Will Hive 3.0 introduce a metastore cluster environment based on CachedStore, will there be a phantom read problem? This is a Q&A about HMS. The questions are as follows: According to the description on the official website, CachedStore synchronizes once every minute by default. In a cluster of multiple HMSs, if table partitions are modified concurrently, will cache inconsistency cause ABA problems? It can be seen that the transaction in the code is at the RR level, but the corresponding read operation does not include for update. For example, modifying the partition org.apache.hadoop.hive.metastore.RawStore#alterPartitions will start a transaction, generate a directSql query partition (the current read is not used), and then modify mysql and mark the cache dirty. It is assumed that there will be concurrent transactions after the read operation.
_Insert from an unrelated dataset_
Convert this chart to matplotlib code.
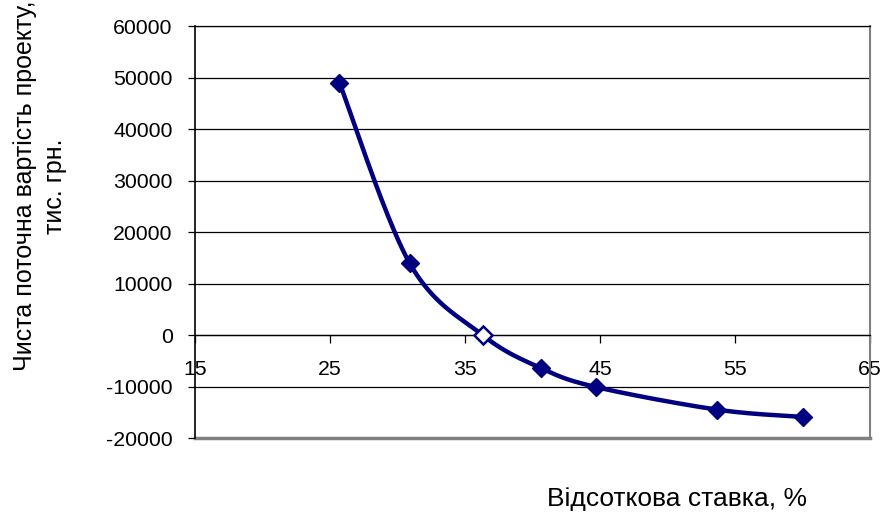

Write, then the metadata will not be messed up?
private List<Long> getPartitionIdsViaSqlFilter(
String catName, String dbName, String tblName, String sqlFilter,
List<? extends Object> paramsForFilter, List<String> joinsForFilter, Integer max)
throws MetaException {
...
String queryText =
"select " + PARTITIONS + ".\"PART_ID\" from " + PARTITIONS + ""
+ " inner join " + TBLS + " on " + PARTITIONS + ".\"TBL_ID\" = " + TBLS + ".\"TBL_ID\" "
+ " and " + TBLS + ".\"TBL_NAME\" = ? "
+ " inner join " + DBS + " on " + TBLS + ".\"DB_ID\" = " + DBS + ".\"DB_ID\" "
+ " and " + DBS + ".\"NAME\" = ? "
+ join(joinsForFilter, ' ')
+ " where " + DBS + ".\"CTLG_NAME\" = ? "
+ (StringUtils.isBlank(sqlFilter) ? "" : (" and " + sqlFilter)) + orderForFilter;
...